Frontex sous le feu des critiques

Frontex, l’agence européenne de garde-frontières et de garde-côtes de l’Union européenne, est complice de cette violation des lois internationales. D’après la Convention internationale pour la sauvegarde de la sécurité humaine en mer (International Convention for the Safety of Life at Sea – SOLAS), lorsqu’un bateau en détresse est repéré par une entité, celle-ci (bateau commercial, garde-côtes, entité aérienne ou autre) est obligée de communiquer des informations comme le type de bateau, sa position et le nombre de personnes à bord au centre de coordination des sauvetages compétent dans cette zone, ainsi quaux bateaux alentour. De facto, cela n’arrive pas. « Frontex at Fault », un projet récent d’investigation conduit par Der Spiegel, Bellingcat et d’autres médias européens montre que, quand les avions ou les drones de Frontex repèrent un bateau en détresse, ils ne livrent ces éléments qu’aux garde-côtes libyens, parfois même par Whatsapp, pour faire en sorte que les migrants soient ramenés en Libye.

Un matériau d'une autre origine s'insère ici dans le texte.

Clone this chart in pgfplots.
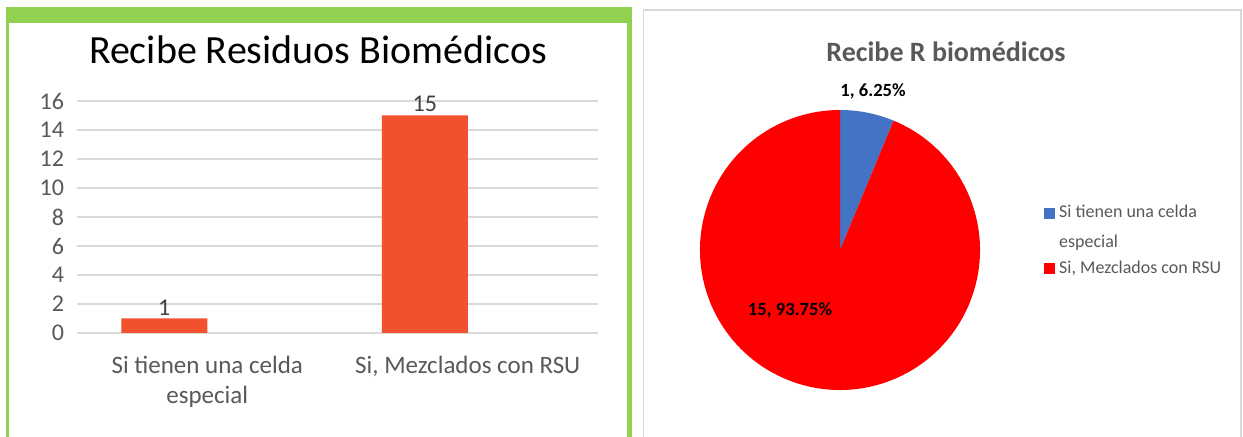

« Transmettre des informations sur les bateaux en détresse en mer fait partie du cadre légal pour la recherche et le sauvetage, selon la loi internationale », rappelle Stefan De Keersmaecker, porte-parole de la commission européenne pour les transports, la santé publique et la sécurité alimentaire. Il paraît paradoxal que Frontex, d’un côté si proche des trafiquants d’êtres humains que sont les garde-côtes libyens, soit de l’autre côté présenté comme un atout fondamental du plan d’action relancé par l’UE afin de combattre le trafic de migrants. En 2021, l’UE a ainsi financé Frontex avec près de 506 millions d’euros (contre environ 339 millions en 2020). Avec ces fonds, l’UE pourrait-elle soutenir un programme de sauvetage maritime dans la Méditerranée ? « Sans doute », soupire Felix Weiss. Mais en attendant les institutions, des milliers de personnes continuent de se noyer aux portes de l’Europe.

  1. Missing Migrants Projects, « 23 150 missing migrants recorded in Mediterranean (since 2014) ».
  2. BBC News Service, « Migrant crisis: EU leaders agree plan to stop Libya influx », 3 février 2017.
  3. Sara Creta, Bashar Deeb et al., « How Frontex helps haul migrants back to Libyan torture camps », 29 avril 2021.
  4. AP, « Caught on camera: Libyan coastguard shoots at migrant boat », 1er juillet 2021.
  5. Andrea Vogt, « Italy violated human rights by returning migrants to Libya, court rules », 23 février 2012.
  6. Ian Urbina, « The secretive prisons that keep migrants out of Europe », 28 novembre 2021.